[INSTRUCTIONS FOR THE TASK]
Of the lines below, count those containing the word "chart". Reply with the number alone.

── PROVIDED RECORDS ──

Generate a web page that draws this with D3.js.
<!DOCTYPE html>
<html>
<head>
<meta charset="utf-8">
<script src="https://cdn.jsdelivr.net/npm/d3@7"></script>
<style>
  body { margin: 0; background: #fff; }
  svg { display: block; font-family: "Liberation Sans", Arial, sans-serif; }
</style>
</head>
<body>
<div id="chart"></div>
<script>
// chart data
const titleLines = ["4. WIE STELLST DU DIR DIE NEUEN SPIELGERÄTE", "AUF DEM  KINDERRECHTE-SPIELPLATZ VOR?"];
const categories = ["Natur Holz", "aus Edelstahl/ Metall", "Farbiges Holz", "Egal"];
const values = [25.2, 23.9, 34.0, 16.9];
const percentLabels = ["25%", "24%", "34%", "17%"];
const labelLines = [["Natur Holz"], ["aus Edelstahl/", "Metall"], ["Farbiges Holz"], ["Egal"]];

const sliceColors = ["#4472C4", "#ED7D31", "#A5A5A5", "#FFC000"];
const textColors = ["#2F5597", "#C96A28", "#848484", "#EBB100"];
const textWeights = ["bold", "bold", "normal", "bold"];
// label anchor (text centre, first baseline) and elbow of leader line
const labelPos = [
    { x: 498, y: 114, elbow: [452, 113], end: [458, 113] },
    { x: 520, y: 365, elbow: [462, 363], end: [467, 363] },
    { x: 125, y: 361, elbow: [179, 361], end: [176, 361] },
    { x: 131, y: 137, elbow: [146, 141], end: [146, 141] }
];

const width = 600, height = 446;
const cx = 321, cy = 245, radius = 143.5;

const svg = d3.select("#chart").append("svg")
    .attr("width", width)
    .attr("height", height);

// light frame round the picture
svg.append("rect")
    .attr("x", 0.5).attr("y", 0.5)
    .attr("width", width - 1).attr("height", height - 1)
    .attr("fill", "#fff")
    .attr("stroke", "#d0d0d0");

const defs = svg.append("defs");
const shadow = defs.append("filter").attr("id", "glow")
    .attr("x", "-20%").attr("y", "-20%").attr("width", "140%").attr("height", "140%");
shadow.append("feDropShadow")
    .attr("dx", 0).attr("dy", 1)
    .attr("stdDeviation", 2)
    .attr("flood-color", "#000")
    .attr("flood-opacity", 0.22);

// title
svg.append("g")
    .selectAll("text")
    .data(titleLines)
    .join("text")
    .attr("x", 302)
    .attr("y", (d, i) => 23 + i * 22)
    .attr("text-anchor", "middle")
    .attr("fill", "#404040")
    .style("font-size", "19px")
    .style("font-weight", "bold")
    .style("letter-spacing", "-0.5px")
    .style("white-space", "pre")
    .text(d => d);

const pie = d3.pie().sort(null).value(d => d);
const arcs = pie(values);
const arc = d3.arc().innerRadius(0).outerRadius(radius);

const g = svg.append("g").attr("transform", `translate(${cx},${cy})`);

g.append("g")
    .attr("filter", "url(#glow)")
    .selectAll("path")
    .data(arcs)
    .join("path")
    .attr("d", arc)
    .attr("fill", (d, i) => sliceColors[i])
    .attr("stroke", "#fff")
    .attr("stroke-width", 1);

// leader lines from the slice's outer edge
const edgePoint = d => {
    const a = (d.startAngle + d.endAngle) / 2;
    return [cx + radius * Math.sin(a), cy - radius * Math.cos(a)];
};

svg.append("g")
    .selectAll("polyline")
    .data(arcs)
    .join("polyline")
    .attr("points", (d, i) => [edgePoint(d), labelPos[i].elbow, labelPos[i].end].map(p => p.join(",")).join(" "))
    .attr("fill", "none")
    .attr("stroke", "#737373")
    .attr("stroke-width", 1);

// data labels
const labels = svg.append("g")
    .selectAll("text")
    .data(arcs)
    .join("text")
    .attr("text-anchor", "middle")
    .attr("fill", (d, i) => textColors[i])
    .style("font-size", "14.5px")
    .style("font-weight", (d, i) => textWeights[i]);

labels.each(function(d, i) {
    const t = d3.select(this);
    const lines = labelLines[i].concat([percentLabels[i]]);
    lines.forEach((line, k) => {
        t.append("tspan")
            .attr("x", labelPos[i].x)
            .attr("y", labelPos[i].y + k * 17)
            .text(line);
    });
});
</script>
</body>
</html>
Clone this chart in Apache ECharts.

───

[REPLY TO THE EXERCISE]
4